La belle balade ! Toute l’Italie dans l’objectif de Bernard Plossu à la Maison européenne de la photographie. Du Piémont à la Sicile, il a arpenté le pays depuis qu’il a ressenti, dans les années 70, l’urgence de partir sur les traces de ses ancêtres italiens.
« Et dès ce voyage à Rome en 1979, depuis les États-Unis, je n’ai plus jamais cessé d’aller tout le temps en Italie : un besoin, une passion : je m’y sens bien. Tout colle : l’ambiance, la peinture, la nourriture, les lectures (je ne lis à 90% que des auteurs italiens depuis des années !), je m’y sens “chez moi” : retrouvailles avec les racines familiales maternelles ? », écrit-il.

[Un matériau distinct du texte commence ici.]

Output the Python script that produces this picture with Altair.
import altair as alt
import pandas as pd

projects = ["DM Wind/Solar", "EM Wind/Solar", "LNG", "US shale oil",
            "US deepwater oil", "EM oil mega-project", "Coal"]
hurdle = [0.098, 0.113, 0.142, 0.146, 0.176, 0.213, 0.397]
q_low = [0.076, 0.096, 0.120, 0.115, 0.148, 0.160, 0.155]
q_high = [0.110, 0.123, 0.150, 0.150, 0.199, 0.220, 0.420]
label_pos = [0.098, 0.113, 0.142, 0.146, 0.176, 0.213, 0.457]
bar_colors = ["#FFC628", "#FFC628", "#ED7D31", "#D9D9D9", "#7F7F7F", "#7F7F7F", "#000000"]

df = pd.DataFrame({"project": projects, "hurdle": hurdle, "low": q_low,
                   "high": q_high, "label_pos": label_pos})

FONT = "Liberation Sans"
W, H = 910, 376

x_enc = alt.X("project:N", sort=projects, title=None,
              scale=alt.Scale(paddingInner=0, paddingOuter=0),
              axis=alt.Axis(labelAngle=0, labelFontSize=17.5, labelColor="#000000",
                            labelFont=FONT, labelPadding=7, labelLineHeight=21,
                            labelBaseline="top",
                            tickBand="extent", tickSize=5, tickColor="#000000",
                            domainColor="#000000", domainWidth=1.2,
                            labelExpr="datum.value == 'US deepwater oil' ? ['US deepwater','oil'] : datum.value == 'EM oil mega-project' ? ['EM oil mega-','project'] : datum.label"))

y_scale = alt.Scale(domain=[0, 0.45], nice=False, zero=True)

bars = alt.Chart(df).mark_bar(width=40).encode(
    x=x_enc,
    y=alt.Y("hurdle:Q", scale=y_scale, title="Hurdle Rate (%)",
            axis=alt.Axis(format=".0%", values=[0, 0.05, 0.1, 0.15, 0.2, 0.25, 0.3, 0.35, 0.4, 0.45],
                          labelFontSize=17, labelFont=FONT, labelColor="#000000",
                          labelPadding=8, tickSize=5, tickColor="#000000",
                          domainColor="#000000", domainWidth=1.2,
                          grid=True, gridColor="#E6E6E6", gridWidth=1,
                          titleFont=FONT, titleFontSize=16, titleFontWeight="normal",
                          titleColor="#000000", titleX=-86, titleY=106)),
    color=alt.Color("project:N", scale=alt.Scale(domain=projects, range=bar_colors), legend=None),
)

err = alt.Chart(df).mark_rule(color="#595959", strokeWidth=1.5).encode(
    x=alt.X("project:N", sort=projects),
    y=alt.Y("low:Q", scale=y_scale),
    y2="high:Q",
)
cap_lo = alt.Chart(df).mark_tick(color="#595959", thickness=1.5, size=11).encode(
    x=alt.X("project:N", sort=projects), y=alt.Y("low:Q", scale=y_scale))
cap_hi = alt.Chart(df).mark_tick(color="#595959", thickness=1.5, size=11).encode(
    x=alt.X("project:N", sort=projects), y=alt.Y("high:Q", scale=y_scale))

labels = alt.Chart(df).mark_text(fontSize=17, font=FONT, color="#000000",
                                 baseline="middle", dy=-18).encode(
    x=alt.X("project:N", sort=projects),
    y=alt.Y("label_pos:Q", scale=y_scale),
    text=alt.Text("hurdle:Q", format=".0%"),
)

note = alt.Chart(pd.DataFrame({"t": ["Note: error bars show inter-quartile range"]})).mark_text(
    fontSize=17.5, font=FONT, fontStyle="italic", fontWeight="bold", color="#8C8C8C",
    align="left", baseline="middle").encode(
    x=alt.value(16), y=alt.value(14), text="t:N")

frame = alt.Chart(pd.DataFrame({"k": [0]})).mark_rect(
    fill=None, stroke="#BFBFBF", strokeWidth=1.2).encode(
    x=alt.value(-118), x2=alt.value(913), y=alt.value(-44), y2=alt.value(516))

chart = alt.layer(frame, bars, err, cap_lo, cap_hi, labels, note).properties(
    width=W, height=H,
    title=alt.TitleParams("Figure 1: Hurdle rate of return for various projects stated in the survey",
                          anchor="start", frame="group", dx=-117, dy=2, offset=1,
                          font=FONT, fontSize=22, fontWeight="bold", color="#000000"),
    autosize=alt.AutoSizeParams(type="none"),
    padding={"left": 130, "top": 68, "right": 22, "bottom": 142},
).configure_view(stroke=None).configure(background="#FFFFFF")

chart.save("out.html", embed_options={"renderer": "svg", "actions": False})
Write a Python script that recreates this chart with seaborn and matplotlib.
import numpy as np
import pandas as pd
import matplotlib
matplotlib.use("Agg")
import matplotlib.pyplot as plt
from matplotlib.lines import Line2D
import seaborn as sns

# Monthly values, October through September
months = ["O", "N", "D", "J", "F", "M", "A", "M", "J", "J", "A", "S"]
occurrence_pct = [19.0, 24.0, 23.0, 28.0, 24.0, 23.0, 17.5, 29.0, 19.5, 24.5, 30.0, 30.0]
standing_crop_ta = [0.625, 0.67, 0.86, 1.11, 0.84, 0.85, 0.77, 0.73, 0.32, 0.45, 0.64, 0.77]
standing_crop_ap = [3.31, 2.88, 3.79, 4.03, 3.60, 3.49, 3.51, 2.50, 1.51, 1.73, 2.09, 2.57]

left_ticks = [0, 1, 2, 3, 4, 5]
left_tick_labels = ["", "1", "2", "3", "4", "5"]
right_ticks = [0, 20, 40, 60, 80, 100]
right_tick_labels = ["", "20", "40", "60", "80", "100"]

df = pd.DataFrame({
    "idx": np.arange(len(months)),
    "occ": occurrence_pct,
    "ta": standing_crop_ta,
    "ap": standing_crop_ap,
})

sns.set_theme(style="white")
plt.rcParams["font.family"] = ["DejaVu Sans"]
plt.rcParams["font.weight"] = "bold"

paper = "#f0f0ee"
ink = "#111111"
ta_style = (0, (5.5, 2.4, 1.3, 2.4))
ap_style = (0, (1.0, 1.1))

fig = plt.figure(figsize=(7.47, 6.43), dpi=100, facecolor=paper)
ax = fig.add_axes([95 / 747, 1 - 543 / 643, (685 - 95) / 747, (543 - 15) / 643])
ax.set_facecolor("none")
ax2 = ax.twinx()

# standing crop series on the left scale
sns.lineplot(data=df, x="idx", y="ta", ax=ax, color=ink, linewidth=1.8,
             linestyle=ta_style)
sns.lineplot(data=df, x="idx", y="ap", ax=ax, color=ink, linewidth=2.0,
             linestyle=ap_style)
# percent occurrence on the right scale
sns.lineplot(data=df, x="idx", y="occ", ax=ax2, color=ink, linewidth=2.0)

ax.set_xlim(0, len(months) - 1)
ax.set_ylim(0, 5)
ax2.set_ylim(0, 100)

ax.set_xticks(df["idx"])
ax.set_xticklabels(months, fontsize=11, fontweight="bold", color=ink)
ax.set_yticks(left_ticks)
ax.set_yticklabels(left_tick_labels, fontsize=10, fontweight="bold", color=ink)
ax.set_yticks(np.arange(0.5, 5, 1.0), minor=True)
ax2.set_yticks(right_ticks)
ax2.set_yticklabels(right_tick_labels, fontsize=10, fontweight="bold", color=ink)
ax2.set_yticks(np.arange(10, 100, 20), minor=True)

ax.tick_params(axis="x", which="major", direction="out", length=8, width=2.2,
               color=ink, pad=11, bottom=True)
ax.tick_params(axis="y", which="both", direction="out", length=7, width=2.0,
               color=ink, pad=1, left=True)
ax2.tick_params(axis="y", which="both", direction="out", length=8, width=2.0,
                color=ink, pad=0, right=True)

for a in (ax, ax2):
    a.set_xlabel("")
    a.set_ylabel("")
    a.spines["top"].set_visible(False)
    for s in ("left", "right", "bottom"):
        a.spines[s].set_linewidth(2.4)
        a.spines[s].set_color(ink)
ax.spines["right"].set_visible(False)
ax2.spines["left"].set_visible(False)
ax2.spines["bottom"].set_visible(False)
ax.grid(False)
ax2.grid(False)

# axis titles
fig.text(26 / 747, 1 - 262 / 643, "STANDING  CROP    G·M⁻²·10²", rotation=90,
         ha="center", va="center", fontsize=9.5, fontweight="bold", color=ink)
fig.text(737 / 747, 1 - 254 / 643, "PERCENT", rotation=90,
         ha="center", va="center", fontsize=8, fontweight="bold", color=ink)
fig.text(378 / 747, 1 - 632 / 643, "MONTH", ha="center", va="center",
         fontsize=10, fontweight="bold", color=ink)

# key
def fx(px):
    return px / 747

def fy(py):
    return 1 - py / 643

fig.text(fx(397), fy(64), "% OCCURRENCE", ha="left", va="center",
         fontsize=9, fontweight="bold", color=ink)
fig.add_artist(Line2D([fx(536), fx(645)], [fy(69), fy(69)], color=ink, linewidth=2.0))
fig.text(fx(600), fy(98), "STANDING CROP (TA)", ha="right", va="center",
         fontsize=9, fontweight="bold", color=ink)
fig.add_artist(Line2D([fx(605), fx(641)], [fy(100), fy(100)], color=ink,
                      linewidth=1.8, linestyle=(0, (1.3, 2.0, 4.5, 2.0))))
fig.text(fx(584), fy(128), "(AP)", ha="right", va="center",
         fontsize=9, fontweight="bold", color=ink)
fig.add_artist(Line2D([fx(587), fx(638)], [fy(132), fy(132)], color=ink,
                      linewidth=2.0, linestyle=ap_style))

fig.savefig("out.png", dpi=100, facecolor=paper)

L’Italie entière le fascine : les gens comme les rues, les monuments ou les paysages. Souvent sous des ciels nuageux : « Je dis toujours que le mauvais temps est le beau temps d’un photographe ! », déclare t-il encore. Une Italie à la fois étrangement dépeuplée et très habitée, dans laquelle prédominent l’architecture et une présence humaine évoquée plutôt qu’appuyée. Un ensemble d’une grande richesse où l’on reconnaît sa maîtrise du cadrage, toujours juste.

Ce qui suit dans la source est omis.